Summary: Agile project management is one of the most popular and effective approaches to building software flexibly that meet ever-changing customer requirements. Understanding the benefit of Agile project management, the core values that drive it, and the principles that guide it can help you implement a strong, effective Agile program. This post will also help you understand different Agile frameworks, typical Agile roles, and some common challenges businesses must face and overcome when implementing Agile project management in their organizations.

Software product development presents many unique challenges compared to creating physical products like cars or cell phones. One major challenge is that customer requirements change quickly, and the market demands in Q2 may differ from what they demanded in Q1 of the same year.
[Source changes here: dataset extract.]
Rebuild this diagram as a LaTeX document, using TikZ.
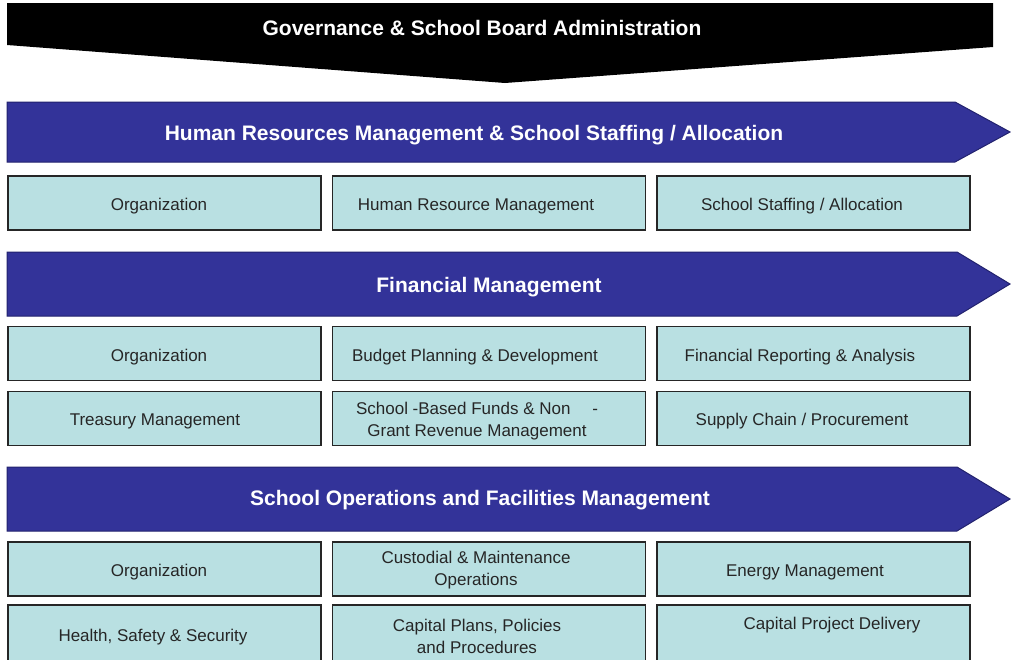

The rapidly changing nature of the industry requires a flexible approach to managing software development projects. Rather than rigidly prescribing the features a product will have and refusing to deviate from that plan, the industry has created techniques for developing incredibly flexible software, allowing product teams to shift their focus and prioritize the essential features in their backlog at any given time.

One of the most effective techniques for accomplishing this level of flexibility is Agile project management. This blog post will explain the guiding principles behind Agile, how your organization can benefit from this approach, and what you can do to ensure a successful Agile implementation.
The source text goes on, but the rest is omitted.